* Begin *

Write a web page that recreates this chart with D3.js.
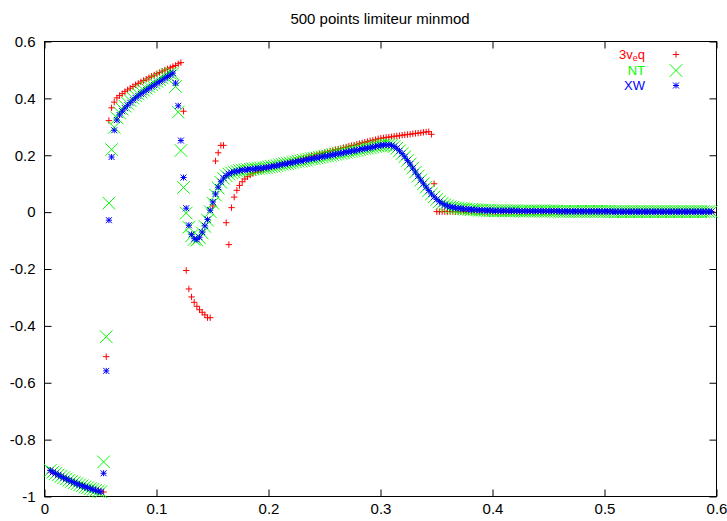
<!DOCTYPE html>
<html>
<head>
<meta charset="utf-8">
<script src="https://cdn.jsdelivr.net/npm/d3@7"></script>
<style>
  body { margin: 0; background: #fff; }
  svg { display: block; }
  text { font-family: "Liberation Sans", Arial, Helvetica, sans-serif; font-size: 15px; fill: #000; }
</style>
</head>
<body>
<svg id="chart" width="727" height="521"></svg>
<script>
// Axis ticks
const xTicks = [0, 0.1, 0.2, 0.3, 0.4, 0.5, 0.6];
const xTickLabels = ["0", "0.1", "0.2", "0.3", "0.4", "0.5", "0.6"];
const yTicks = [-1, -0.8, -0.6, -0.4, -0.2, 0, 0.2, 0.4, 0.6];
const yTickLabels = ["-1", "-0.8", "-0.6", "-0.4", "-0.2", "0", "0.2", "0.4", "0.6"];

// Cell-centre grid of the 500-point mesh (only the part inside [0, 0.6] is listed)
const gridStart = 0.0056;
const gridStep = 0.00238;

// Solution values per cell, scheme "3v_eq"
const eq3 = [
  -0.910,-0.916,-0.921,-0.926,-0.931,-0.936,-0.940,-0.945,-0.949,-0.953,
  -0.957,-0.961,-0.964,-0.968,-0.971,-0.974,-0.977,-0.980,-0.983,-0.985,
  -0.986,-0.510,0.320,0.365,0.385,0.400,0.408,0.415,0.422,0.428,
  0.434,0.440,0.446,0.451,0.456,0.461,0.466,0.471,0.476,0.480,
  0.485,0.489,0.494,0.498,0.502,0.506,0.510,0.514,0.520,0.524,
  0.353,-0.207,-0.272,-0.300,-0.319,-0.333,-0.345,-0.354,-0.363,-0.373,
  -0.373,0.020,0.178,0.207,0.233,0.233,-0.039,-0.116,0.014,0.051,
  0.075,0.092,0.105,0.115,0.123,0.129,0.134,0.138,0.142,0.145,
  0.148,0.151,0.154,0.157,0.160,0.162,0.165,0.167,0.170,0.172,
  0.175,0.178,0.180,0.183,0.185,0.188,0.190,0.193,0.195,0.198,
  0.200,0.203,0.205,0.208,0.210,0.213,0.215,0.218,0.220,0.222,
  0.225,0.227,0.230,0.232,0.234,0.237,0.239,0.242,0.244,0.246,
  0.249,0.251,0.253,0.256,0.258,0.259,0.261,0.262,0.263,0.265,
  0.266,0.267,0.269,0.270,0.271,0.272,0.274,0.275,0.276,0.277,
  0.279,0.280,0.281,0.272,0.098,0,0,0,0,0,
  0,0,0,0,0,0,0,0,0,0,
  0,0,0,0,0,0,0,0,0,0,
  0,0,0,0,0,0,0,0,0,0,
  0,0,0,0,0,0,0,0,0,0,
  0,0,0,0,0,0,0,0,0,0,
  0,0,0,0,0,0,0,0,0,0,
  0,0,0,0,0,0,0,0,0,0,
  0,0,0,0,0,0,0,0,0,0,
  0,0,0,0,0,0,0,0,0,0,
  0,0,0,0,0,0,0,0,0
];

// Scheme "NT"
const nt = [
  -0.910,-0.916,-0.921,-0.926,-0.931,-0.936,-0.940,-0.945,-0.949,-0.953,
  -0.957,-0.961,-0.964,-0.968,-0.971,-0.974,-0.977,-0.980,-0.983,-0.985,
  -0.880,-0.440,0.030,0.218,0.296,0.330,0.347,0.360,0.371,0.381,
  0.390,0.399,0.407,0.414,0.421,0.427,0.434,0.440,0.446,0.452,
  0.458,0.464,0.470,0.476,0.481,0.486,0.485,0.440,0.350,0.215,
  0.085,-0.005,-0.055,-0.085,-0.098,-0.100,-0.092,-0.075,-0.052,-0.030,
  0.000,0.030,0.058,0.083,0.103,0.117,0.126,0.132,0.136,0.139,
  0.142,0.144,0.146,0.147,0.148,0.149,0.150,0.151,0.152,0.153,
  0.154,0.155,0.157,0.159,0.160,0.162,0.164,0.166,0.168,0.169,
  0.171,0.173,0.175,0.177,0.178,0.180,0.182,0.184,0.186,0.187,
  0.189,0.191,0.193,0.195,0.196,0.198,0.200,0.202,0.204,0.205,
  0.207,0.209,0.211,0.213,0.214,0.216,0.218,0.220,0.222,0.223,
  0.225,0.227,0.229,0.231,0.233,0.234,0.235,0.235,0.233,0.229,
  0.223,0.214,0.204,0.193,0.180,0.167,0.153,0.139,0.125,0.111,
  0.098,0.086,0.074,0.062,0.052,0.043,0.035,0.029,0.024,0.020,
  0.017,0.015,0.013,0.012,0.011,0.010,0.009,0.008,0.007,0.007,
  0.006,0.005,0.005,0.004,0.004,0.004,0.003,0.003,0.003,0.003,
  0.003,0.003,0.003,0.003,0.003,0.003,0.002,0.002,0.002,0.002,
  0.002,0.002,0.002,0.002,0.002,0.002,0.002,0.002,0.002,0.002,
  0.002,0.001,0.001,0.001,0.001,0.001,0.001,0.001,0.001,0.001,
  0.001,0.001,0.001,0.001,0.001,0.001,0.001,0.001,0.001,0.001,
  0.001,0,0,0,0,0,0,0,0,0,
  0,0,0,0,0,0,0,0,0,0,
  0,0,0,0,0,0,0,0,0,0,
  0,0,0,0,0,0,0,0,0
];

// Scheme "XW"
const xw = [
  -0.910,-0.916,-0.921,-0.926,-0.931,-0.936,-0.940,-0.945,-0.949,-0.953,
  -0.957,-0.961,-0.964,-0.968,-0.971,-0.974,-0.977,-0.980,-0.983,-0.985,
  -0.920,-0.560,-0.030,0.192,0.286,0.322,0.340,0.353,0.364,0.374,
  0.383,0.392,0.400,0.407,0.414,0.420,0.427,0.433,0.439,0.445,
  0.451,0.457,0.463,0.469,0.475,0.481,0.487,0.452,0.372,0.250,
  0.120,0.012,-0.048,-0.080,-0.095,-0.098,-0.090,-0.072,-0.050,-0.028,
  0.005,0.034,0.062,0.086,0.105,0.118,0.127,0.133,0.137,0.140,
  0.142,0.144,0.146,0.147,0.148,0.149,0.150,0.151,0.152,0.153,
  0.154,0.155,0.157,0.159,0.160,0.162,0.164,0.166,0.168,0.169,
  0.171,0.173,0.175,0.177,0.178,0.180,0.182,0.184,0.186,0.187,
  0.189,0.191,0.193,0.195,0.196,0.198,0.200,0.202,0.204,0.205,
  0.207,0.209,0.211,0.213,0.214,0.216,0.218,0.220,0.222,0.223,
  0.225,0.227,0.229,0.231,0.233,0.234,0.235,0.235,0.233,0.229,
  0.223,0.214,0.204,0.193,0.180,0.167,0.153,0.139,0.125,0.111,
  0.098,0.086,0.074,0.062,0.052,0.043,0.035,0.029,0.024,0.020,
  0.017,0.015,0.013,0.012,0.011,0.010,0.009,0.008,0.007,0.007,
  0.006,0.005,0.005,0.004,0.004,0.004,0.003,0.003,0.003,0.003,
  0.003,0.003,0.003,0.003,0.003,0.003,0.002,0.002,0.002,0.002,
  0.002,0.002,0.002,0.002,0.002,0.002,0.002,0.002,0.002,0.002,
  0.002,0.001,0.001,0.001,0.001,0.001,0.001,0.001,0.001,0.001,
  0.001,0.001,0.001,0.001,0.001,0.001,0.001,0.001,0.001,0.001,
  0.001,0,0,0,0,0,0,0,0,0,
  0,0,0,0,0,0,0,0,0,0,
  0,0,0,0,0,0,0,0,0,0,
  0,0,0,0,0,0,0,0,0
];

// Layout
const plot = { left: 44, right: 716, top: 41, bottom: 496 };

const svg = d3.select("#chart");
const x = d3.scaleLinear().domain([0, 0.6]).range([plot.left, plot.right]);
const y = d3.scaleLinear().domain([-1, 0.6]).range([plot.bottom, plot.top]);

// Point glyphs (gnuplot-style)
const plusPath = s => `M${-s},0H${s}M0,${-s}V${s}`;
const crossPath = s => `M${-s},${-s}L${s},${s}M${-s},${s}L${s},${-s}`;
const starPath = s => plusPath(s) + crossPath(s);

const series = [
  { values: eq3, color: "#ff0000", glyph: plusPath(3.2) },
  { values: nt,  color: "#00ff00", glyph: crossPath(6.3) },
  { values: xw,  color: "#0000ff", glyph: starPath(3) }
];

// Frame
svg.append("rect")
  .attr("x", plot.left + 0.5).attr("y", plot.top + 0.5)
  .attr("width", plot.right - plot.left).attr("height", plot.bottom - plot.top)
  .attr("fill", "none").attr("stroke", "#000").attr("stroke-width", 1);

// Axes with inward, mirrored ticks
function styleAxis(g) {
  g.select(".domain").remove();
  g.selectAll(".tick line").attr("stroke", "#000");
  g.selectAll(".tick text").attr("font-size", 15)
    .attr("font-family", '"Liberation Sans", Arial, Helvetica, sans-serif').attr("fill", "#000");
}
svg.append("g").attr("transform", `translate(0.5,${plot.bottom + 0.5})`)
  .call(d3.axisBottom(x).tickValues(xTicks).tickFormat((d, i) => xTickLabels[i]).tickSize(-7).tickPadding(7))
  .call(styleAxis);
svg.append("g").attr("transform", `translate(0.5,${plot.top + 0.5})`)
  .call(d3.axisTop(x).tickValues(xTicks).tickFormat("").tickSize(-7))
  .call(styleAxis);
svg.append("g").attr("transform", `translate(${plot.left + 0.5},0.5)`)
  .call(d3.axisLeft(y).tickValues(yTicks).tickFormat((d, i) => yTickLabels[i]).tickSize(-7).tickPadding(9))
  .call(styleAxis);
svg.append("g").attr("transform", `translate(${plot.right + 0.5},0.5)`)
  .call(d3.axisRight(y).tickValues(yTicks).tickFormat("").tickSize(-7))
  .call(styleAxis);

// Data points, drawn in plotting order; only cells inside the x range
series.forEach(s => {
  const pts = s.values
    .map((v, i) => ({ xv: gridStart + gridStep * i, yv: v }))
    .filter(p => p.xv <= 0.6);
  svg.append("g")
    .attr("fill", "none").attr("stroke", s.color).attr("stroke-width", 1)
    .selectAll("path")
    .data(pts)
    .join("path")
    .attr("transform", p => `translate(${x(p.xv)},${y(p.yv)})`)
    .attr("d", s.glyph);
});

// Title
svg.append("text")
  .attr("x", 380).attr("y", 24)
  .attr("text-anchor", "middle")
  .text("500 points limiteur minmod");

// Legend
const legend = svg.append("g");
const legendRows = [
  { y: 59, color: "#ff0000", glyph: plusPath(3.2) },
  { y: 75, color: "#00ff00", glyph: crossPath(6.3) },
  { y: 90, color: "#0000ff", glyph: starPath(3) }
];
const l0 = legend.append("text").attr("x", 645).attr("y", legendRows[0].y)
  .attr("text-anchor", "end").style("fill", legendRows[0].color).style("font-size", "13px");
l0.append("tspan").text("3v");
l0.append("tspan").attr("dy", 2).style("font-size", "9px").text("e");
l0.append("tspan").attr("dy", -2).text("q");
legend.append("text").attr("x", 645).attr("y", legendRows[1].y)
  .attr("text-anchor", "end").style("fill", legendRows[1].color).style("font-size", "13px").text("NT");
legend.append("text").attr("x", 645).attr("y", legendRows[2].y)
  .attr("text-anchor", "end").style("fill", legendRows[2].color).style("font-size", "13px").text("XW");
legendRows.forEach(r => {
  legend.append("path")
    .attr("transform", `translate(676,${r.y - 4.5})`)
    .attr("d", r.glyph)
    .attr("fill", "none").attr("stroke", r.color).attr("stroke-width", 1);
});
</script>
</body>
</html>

* End *

*What is required:* Find the string "chart" in the listing and return every line that holds it.

*Answer to the problem:*
Write a web page that recreates this chart with D3.js.
<svg id="chart" width="727" height="521"></svg>
const svg = d3.select("#chart");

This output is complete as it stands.